Prompt: Write out each line word for word. Drop pictures.
==================================================
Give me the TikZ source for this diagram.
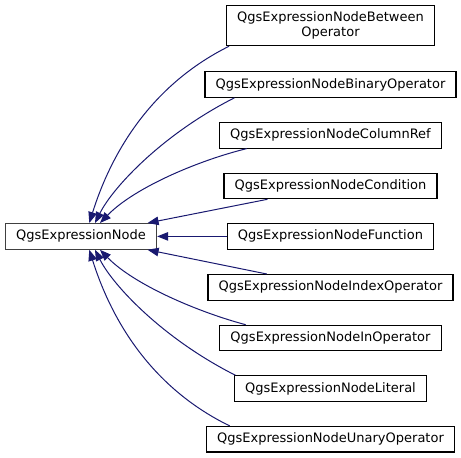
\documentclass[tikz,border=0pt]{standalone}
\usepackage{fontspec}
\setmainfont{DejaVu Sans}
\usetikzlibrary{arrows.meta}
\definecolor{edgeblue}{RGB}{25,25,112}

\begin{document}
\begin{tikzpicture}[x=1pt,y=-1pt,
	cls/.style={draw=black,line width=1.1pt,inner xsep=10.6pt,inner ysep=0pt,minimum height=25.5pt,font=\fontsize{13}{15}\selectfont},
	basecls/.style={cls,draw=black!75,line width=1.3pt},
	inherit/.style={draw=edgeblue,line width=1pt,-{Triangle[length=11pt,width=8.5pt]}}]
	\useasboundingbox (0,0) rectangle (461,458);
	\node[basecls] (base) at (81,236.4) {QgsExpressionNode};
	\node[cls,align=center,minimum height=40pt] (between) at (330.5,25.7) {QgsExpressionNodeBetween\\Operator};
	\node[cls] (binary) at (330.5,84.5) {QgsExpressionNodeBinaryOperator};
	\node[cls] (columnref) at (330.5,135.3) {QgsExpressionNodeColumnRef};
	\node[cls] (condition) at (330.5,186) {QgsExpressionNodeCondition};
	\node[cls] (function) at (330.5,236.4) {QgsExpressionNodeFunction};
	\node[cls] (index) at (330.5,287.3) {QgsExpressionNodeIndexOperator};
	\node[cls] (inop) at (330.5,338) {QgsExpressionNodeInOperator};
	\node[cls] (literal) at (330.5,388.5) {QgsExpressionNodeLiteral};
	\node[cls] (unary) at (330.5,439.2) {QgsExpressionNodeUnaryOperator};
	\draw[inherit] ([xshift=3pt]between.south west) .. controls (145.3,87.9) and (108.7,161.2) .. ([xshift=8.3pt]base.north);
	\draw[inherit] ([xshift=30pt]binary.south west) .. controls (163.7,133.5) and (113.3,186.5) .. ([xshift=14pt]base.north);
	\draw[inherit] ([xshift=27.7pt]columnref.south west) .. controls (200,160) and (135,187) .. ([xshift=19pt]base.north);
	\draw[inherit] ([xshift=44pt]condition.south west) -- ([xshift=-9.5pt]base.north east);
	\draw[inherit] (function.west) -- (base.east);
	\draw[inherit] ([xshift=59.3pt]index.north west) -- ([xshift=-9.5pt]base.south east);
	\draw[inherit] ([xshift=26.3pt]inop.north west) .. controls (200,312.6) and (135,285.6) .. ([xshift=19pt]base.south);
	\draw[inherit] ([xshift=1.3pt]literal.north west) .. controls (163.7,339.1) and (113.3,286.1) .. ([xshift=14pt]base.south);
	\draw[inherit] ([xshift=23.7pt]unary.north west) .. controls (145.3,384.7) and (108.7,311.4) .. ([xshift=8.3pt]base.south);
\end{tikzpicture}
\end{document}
==================================================
Output of the task:
Give me the TikZ source for this diagram.
\documentclass[tikz,border=0pt]{standalone}
\usepackage{fontspec}
\setmainfont{DejaVu Sans}
\usetikzlibrary{arrows.meta}
\definecolor{edgeblue}{RGB}{25,25,112}

\begin{document}
\begin{tikzpicture}[x=1pt,y=-1pt,
	cls/.style={draw=black,line width=1.1pt,inner xsep=10.6pt,inner ysep=0pt,minimum height=25.5pt,font=\fontsize{13}{15}\selectfont},
	basecls/.style={cls,draw=black!75,line width=1.3pt},
	inherit/.style={draw=edgeblue,line width=1pt,-{Triangle[length=11pt,width=8.5pt]}}]
	\useasboundingbox (0,0) rectangle (461,458);
	\node[basecls] (base) at (81,236.4) {QgsExpressionNode};
	\node[cls,align=center,minimum height=40pt] (between) at (330.5,25.7) {QgsExpressionNodeBetween\\Operator};
	\node[cls] (binary) at (330.5,84.5) {QgsExpressionNodeBinaryOperator};
	\node[cls] (columnref) at (330.5,135.3) {QgsExpressionNodeColumnRef};
	\node[cls] (condition) at (330.5,186) {QgsExpressionNodeCondition};
	\node[cls] (function) at (330.5,236.4) {QgsExpressionNodeFunction};
	\node[cls] (index) at (330.5,287.3) {QgsExpressionNodeIndexOperator};
	\node[cls] (inop) at (330.5,338) {QgsExpressionNodeInOperator};
	\node[cls] (literal) at (330.5,388.5) {QgsExpressionNodeLiteral};
	\node[cls] (unary) at (330.5,439.2) {QgsExpressionNodeUnaryOperator};
	\draw[inherit] ([xshift=3pt]between.south west) .. controls (145.3,87.9) and (108.7,161.2) .. ([xshift=8.3pt]base.north);
	\draw[inherit] ([xshift=30pt]binary.south west) .. controls (163.7,133.5) and (113.3,186.5) .. ([xshift=14pt]base.north);
	\draw[inherit] ([xshift=27.7pt]columnref.south west) .. controls (200,160) and (135,187) .. ([xshift=19pt]base.north);
	\draw[inherit] ([xshift=44pt]condition.south west) -- ([xshift=-9.5pt]base.north east);
	\draw[inherit] (function.west) -- (base.east);
	\draw[inherit] ([xshift=59.3pt]index.north west) -- ([xshift=-9.5pt]base.south east);
	\draw[inherit] ([xshift=26.3pt]inop.north west) .. controls (200,312.6) and (135,285.6) .. ([xshift=19pt]base.south);
	\draw[inherit] ([xshift=1.3pt]literal.north west) .. controls (163.7,339.1) and (113.3,286.1) .. ([xshift=14pt]base.south);
	\draw[inherit] ([xshift=23.7pt]unary.north west) .. controls (145.3,384.7) and (108.7,311.4) .. ([xshift=8.3pt]base.south);
\end{tikzpicture}
\end{document}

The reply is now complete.